A lei surgiu em meio à disputa entre o governo e os meios de comunicação críticos do “kirchnerismo” – a dinastia política que governa o país desde Nestor Kirchner, antecessor e marido da atual presidente, que governou entre 2003 e 2007 e morreu em 2010.
Ao defender a criação da lei, a presidente e outras autoridades do governo argumentaram que a comunicação é “um direito humano” e que é necessário defender “o fim dos monopólios” e a “pluralidade de vozes”. Em meio à discussão, o ex-presidente Kirchner ergueu cartazes em atos públicos contra o maior grupo de mídia da Argentina, o grupo Clarín. Nos cartazes, a frase “o Clarín mente”.
Os dois artigos da Lei de Meios que mais geraram polêmicas se referem à “pluralidade de licenças” e a restrição das “propriedades paralelas dos grupos de imprensa no país”.
Para opositores e para as empresas de mídia, as medidas atentam contra “o direito adquirido”, a “propriedade privada” e a “liberdade de expressão”. Porém em outubro do ano passado, após uma série de disputas judiciais, a Suprema Corte de Justiça entendeu que as normas são constitucionais.

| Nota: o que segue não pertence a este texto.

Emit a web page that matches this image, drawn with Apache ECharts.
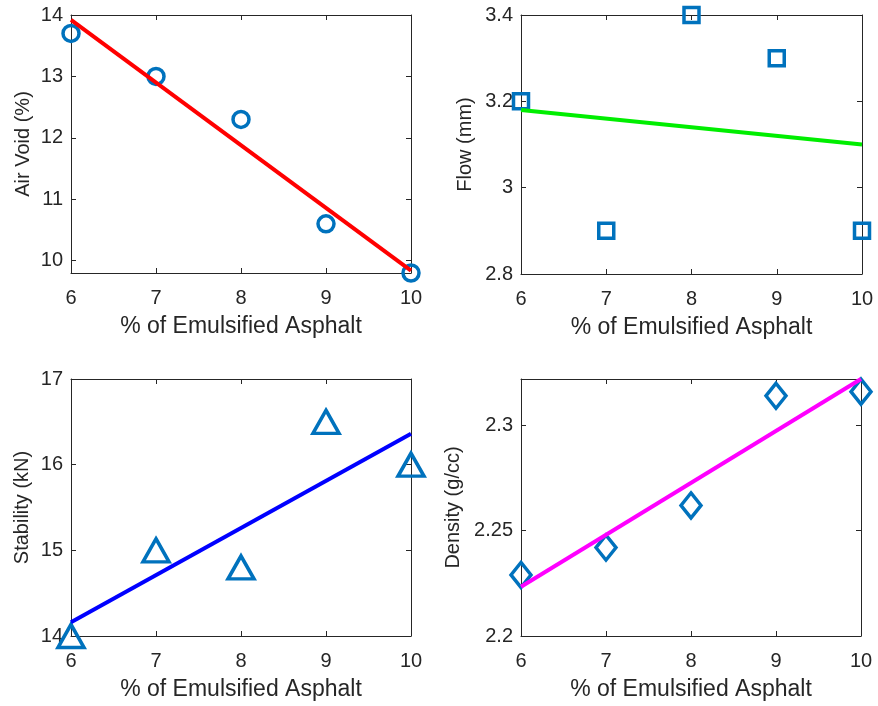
<!DOCTYPE html>
<html>
<head>
<meta charset="utf-8">
<script src="https://cdn.jsdelivr.net/npm/echarts@6/dist/echarts.min.js"></script>
<style>html,body{margin:0;padding:0;background:#fff}#c{width:878px;height:706px}</style>
</head>
<body>
<div id="c"></div>
<script>
// ---- data ----
const xValues = [6, 7, 8, 9, 10];
const xTicks = [6, 7, 8, 9, 10];
const xName = '% of Emulsified Asphalt';

const airVoid = [13.7, 13.0, 12.3, 10.6, 9.8];
const airVoidFit = [13.92, 9.84];
const airVoidTicks = [10, 11, 12, 13, 14];

const flow = [3.2, 2.9, 3.4, 3.3, 2.9];
const flowFit = [3.18, 3.10];
const flowTicks = [2.8, 3, 3.2, 3.4];

const stability = [14.0, 15.0, 14.8, 16.5, 16.0];
const stabilityFit = [14.16, 16.36];
const stabilityTicks = [14, 15, 16, 17];

const density = [2.229, 2.242, 2.262, 2.314, 2.316];
const densityFit = [2.2234, 2.322];
const densityTicks = [2.2, 2.25, 2.3];

const fitX = [6, 10];

// ---- layout / styles ----
const FONT = 'Liberation Sans, Arial, Helvetica, sans-serif';
const TXT = '#262626';
const MARK = '#0072BD';

const panels = [
  {grid:{left:71, top:15, width:340, height:258}, y:airVoid, fit:airVoidFit, ticks:airVoidTicks, ymin:9.8, ymax:14,
   name:'Air Void (%)', yGap:38, sym:'circle', size:16, color:'#ff0000'},
  {grid:{left:521, top:15, width:341, height:259}, y:flow, fit:flowFit, ticks:flowTicks, ymin:2.8, ymax:3.4,
   name:'Flow (mm)', yGap:46, sym:'rect', size:15, color:'#00ee00'},
  {grid:{left:71, top:379, width:340, height:257}, y:stability, fit:stabilityFit, ticks:stabilityTicks, ymin:14, ymax:17,
   name:'Stability (kN)', yGap:39, sym:'triangle', size:[26,23], color:'#0000ff'},
  {grid:{left:521, top:379, width:340, height:257}, y:density, fit:densityFit, ticks:densityTicks, ymin:2.2, ymax:2.322,
   name:'Density (g/cc)', yGap:58, sym:'diamond', size:[20,25], color:'#ff00ff'}
];

const grid = [], xAxis = [], yAxis = [], series = [];
const lineStyle = {color: TXT, width: 1};
panels.forEach((p, i) => {
  grid.push(Object.assign({containLabel:false}, p.grid));
  // bottom x
  xAxis.push({type:'value', gridIndex:i, min:6, max:10, position:'bottom',
    name:xName, nameLocation:'middle', nameGap:42,
    nameTextStyle:{fontFamily:FONT, fontSize:23, color:TXT},
    axisLine:{show:true, onZero:false, lineStyle},
    axisTick:{show:true, inside:true, length:5, lineStyle, customValues:xTicks},
    axisLabel:{show:true, margin:15, fontFamily:FONT, fontSize:20, color:TXT, customValues:xTicks},
    splitLine:{show:false}});
  // top mirror x
  xAxis.push({type:'value', gridIndex:i, min:6, max:10, position:'top',
    axisLine:{show:true, onZero:false, lineStyle},
    axisTick:{show:true, inside:true, length:5, lineStyle, customValues:xTicks},
    axisLabel:{show:false}, splitLine:{show:false}});
  // left y
  yAxis.push({type:'value', gridIndex:i, min:p.ymin, max:p.ymax, position:'left',
    name:p.name, nameLocation:'middle', nameGap:p.yGap,
    nameTextStyle:{fontFamily:FONT, fontSize:20, color:TXT},
    axisLine:{show:true, onZero:false, lineStyle},
    axisTick:{show:true, inside:true, length:5, lineStyle, customValues:p.ticks},
    axisLabel:{show:true, margin:8, fontFamily:FONT, fontSize:20, color:TXT, customValues:p.ticks},
    splitLine:{show:false}});
  // right mirror y
  yAxis.push({type:'value', gridIndex:i, min:p.ymin, max:p.ymax, position:'right',
    axisLine:{show:true, onZero:false, lineStyle},
    axisTick:{show:true, inside:true, length:5, lineStyle, customValues:p.ticks},
    axisLabel:{show:false}, splitLine:{show:false}});

  series.push({type:'scatter', xAxisIndex:2*i, yAxisIndex:2*i, clip:false,
    symbol:p.sym, symbolSize:p.size,
    itemStyle:{color:'rgba(255,255,255,0)', borderColor:MARK, borderWidth:3.5, opacity:1},
    data: xValues.map((x, k) => [x, p.y[k]]), z:2});
  series.push({type:'line', xAxisIndex:2*i, yAxisIndex:2*i, showSymbol:false, symbol:'none',
    lineStyle:{color:p.color, width:4}, clip:false,
    data: fitX.map((x, k) => [x, p.fit[k]]), z:3});
});

const chart = echarts.init(document.getElementById('c'), null, {renderer:'canvas'});
chart.setOption({animation:false, backgroundColor:'#fff', grid, xAxis, yAxis, series});
</script>
</body>
</html>
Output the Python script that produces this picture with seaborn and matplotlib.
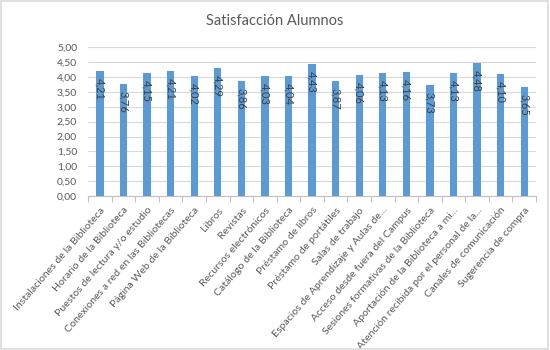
import matplotlib
matplotlib.use("Agg")
import matplotlib.pyplot as plt
import seaborn as sns
import pandas as pd
import numpy as np
from matplotlib.patches import Rectangle

categories = [
    "Instalaciones de la Biblioteca",
    "Horario de la Biblioteca",
    "Puestos de lectura y/o estudio",
    "Conexiones a red en las Bibliotecas",
    "Página Web de la Biblioteca",
    "Libros",
    "Revistas",
    "Recursos electrónicos",
    "Catálogo de la Biblioteca",
    "Préstamo de libros",
    "Préstamo de portátiles",
    "Salas de trabajo",
    "Espacios de Aprendizaje y Aulas de...",
    "Acceso desde fuera del Campus",
    "Sesiones formativas de la Biblioteca",
    "Aportación de la Biblioteca a mi...",
    "Atención recibida por el personal de la...",
    "Canales de comunicación",
    "Sugerencia de compra",
]
values = [4.21, 3.76, 4.15, 4.21, 4.02, 4.29, 3.86, 4.03, 4.04, 4.43,
          3.87, 4.06, 4.13, 4.16, 3.73, 4.13, 4.48, 4.10, 3.65]
title = "Satisfacción Alumnos"
yticks = [0, 0.5, 1, 1.5, 2, 2.5, 3, 3.5, 4, 4.5, 5]

sns.set_theme(style="white")
plt.rcParams['font.family'] = ['Lato', 'DejaVu Sans']

df = pd.DataFrame({"cat": categories, "val": values})

fig = plt.figure(figsize=(5.5, 3.5), dpi=100)
ax = fig.add_axes([88.2/550, (350-196)/350, (536-88.2)/550, (196-47.3)/350])

sns.barplot(data=df, x="cat", y="val", color="#5B9BD5", width=0.31,
            saturation=1, edgecolor="none", ax=ax)

ax.set_ylim(0, 5)
ax.set_xlim(-0.5, len(categories) - 0.5)
ax.set_yticks(yticks)
ax.set_yticklabels([f"{v:.2f}".replace(".", ",") for v in yticks],
                   fontsize=7.5, color="#595959")
ax.yaxis.grid(True, color="#D9D9D9", linewidth=0.8)
ax.set_axisbelow(True)
for s in ["top", "right", "left"]:
    ax.spines[s].set_visible(False)
ax.spines["bottom"].set_color("#BFBFBF")
ax.spines["bottom"].set_linewidth(0.8)
ax.tick_params(axis="y", length=0, pad=8)

# size x labels so the first one is about 132 px long (as in the reference)
renderer = fig.canvas.get_renderer()
probe = fig.text(0, 0, categories[0], fontsize=10)
w = probe.get_window_extent(renderer).width
probe.remove()
xfs = 10 * 132 / w

ax.set_xticks(range(len(categories)))
ax.set_xticklabels(categories, rotation=49, ha="right", va="top",
                   rotation_mode="anchor", fontsize=xfs, color="#595959")
ax.tick_params(axis="x", which="major", length=0, pad=7)
ax.set_xticks(np.arange(-0.5, len(categories), 1), minor=True)
ax.tick_params(axis="x", which="minor", length=4, color="#BFBFBF", width=0.8,
               direction="out", bottom=True)
ax.set_xlabel("")
ax.set_ylabel("")

for i, v in enumerate(values):
    ax.annotate(f"{v:.2f}".replace(".", ","), xy=(i, v), xytext=(0, -5),
                textcoords="offset points", rotation=-90, ha="center",
                va="top", fontsize=8, color="#404040")

fig.text(275/550, 1 - 21/350, title, ha="center", va="center",
         fontsize=10.5, color="#595959")

fig.patches.append(Rectangle((0.002, 0.003), 0.994, 0.994,
                             transform=fig.transFigure, fill=False,
                             edgecolor="#D9D9D9", linewidth=1.2))

fig.savefig("out.png", dpi=100)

Segundo opositores, o Clarín foi o mais afetado pela medida, já que deveria abriar mão de mais da metade das suas cerca de 200 concessões de TV a cabo e aberto em diversas regiões do país. Outros grupos de mídia também teriam de fazer o mesmo.
Em diferentes ocasiões, representantes do Grupo Clarín sugeriram, porém, que a lei os afetava por questões políticas e acabaria “beneficiando grupos estrangeiros”, incluindo telefônicas com licenças de TVs no país.
Após a manutenção da legislação pela Justiça argentina, o Grupo Clarín entregou um “plano de adequação voluntária” à lei, mas o caso ainda está nos tribunais.